3.6 Extensibility for Future Evolution

Extensibility refers to the fact that a minimum number of changes should be done in order to make the application to work in other contexts, e.g., to other courses of a different domain, including new sources of data or with courses with different questions.

The voice assistant application should be as extensible as possible. There will be a part of the application that will be common. There will also be some parts of the application that should be replaced depending on the context.

The common parts include: (1) the semantic models with the ontologies that can model the user or even the contents if they are in the same domain; and (2) some algorithms for adaptation and personalization.

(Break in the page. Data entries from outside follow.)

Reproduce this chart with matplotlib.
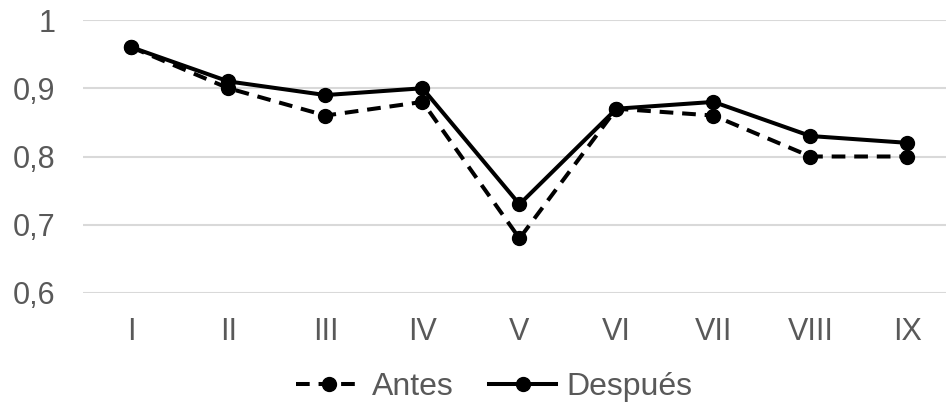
import matplotlib
matplotlib.use("Agg")
import matplotlib.pyplot as plt

# datos
categorias = ["I", "II", "III", "IV", "V", "VI", "VII", "VIII", "IX"]
antes = [0.96, 0.90, 0.86, 0.88, 0.68, 0.87, 0.86, 0.80, 0.80]
despues = [0.96, 0.91, 0.89, 0.90, 0.73, 0.87, 0.88, 0.83, 0.82]
yticks = [0.6, 0.7, 0.8, 0.9, 1.0]
ylabels = ["0,6", "0,7", "0,8", "0,9", "1"]

plt.rcParams["font.family"] = ["Liberation Sans", "DejaVu Sans"]
gris = "#595959"

fig = plt.figure(figsize=(9.46, 4.09), dpi=100)
ax = fig.add_axes([83 / 946, 116 / 409, 1 - 83 / 946, 273 / 409])

x = list(range(len(categorias)))
ax.plot(x, antes, color="black", lw=2.9, ls=(0, (3.4, 2.2)), marker="o", ms=10,
        label="Antes", zorder=3)
ax.plot(x, despues, color="black", lw=2.9, marker="o", ms=10,
        label="Después", zorder=4)

ax.set_ylim(0.6, 1.0)
ax.set_xlim(-0.5, 8.397)
ax.set_yticks(yticks)
ax.set_yticklabels(ylabels)
ax.set_xticks(x)
ax.set_xticklabels(categorias)
ax.yaxis.grid(True, color="#d9d9d9", lw=1.5)
ax.set_axisbelow(True)
for s in ax.spines.values():
    s.set_visible(False)
ax.tick_params(axis="both", length=0, labelsize=22, labelcolor=gris)
ax.tick_params(axis="x", pad=17)
ax.tick_params(axis="y", pad=20)

leg = ax.legend(loc="center", bbox_to_anchor=(0.476, -0.345), ncol=2,
                frameon=False, fontsize=23, handlelength=2.1, handletextpad=0.3,
                columnspacing=1.1, borderpad=0)
for t in leg.get_texts():
    t.set_color(gris)

fig.savefig("out.png", dpi=100)
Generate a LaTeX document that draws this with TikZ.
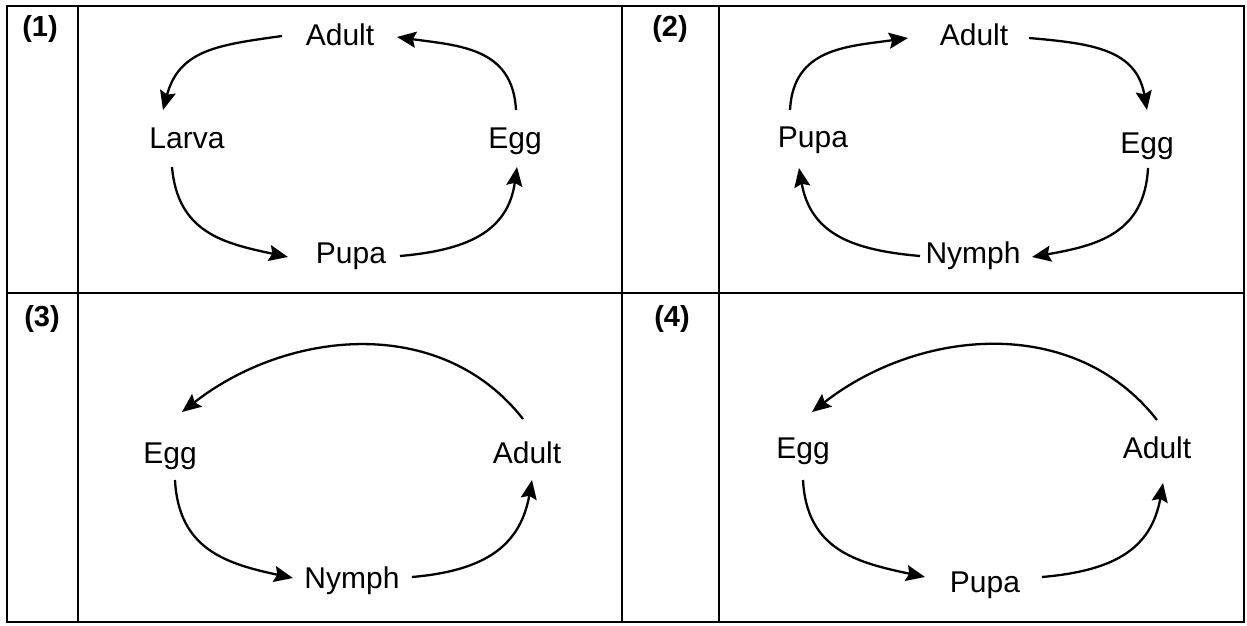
\documentclass[tikz,border=0pt]{standalone}
\usepackage{fontspec}
\setmainfont{Liberation Sans}
\usetikzlibrary{arrows.meta}
\begin{document}
\begin{tikzpicture}[x=1pt,y=1pt,
  lbl/.style={font=\fontsize{30}{36}\selectfont, inner sep=0pt, anchor=base},
  num/.style={font=\bfseries\fontsize{29}{34}\selectfont, inner sep=0pt, anchor=base},
  arr/.style={line width=2.3pt, -{Stealth[length=19pt,width=16pt,inset=3pt]}, looseness=1.15},
  bigarr/.style={arr, looseness=1.0},
  gridline/.style={line width=1.8pt}
]
\useasboundingbox (0,0) rectangle (1247,-625);
% table
\draw[gridline] (7,-6) rectangle (1244,-622);
\draw[gridline] (78,-6) -- (78,-622);
\draw[gridline] (622,-6) -- (622,-622);
\draw[gridline] (719,-6) -- (719,-622);
\draw[gridline] (7,-293) -- (1244,-293);
% numbers
\node[num] (n1) at (40,-36) {(1)};
\node[num] (n2) at (670,-36) {(2)};
\node[num] (n3) at (42,-326) {(3)};
\node[num] (n4) at (672,-326) {(4)};
% panel 1
\node[lbl] (A1) at (340,-45) {Adult};
\node[lbl] (L1) at (187,-148) {Larva};
\node[lbl] (E1) at (515,-148) {Egg};
\node[lbl] (P1) at (351,-263) {Pupa};
\draw[arr] ([shift={(-58,9)}]A1.base) to[out=188,in=75] ([shift={(-24,38)}]L1.base);
\draw[arr] ([shift={(1,38)}]E1.base) to[out=93,in=-8] ([shift={(57,8)}]A1.base);
\draw[arr] ([shift={(-15,-19)}]L1.base) to[out=-85,in=168] ([shift={(-63,6)}]P1.base);
\draw[arr] ([shift={(49,7)}]P1.base) to[out=5,in=-98] ([shift={(2,-19)}]E1.base);
% panel 2
\node[lbl] (A2) at (974,-45) {Adult};
\node[lbl] (U2) at (813,-147) {Pupa};
\node[lbl] (E2) at (1147,-153) {Egg};
\node[lbl] (N2) at (973,-263) {Nymph};
\draw[arr] ([shift={(-23,37)}]U2.base) to[out=87,in=188] ([shift={(-66,7)}]A2.base);
\draw[arr] ([shift={(55,7)}]A2.base) to[out=-5,in=100] ([shift={(0,43)}]E2.base);
\draw[arr] ([shift={(1,-15)}]E2.base) to[out=-93,in=10] ([shift={(59,6)}]N2.base);
\draw[arr] ([shift={(-53,7)}]N2.base) to[out=175,in=-80] ([shift={(-14,-21)}]U2.base);
% panel 3
\node[lbl] (E3) at (170,-463) {Egg};
\node[lbl] (D3) at (527,-463) {Adult};
\node[lbl] (N3) at (352,-588) {Nymph};
\draw[bigarr] ([shift={(-4,44)}]D3.base) to[out=128,in=38] ([shift={(12,51)}]E3.base);
\draw[arr] ([shift={(5,-17)}]E3.base) to[out=-87,in=168] ([shift={(-59,10)}]N3.base);
\draw[arr] ([shift={(60,11)}]N3.base) to[out=5,in=-100] ([shift={(5,-17)}]D3.base);
% panel 4
\node[lbl] (E4) at (803,-458) {Egg};
\node[lbl] (D4) at (1157,-458) {Adult};
\node[lbl] (P4) at (985,-592) {Pupa};
\draw[bigarr] ([shift={(0,38)}]D4.base) to[out=128,in=38] ([shift={(9,46)}]E4.base);
\draw[arr] ([shift={(0,-22)}]E4.base) to[out=-87,in=168] ([shift={(-60,15)}]P4.base);
\draw[arr] ([shift={(57,15)}]P4.base) to[out=5,in=-100] ([shift={(6,-25)}]D4.base);
\end{tikzpicture}
\end{document}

Among the changing parts are the ontology (it should be adapted to the domain but the defined relationships should be used in any contexts), the own questions and the annotations of the different resources (questions and contents).

4 Conclusion

As Anant Agarwal, CEO of edX, says, education will be omni-channel. Learners will want to use multiple devices that are synchronized to offer a convenient learning experience. Laptops and smartphones each have their specific features and moments for which they are the best fit. Now voice assistants have entered the scene with their limitations and promises offering an interesting complement to the existing landscape.

We have presented in this paper some decisions that have guided the design of a voice assistant for learning Java. We believe that voice assistants can be an important added value to existing learning methods and that we are just scratching the surface of what is possible with voice-operated applications.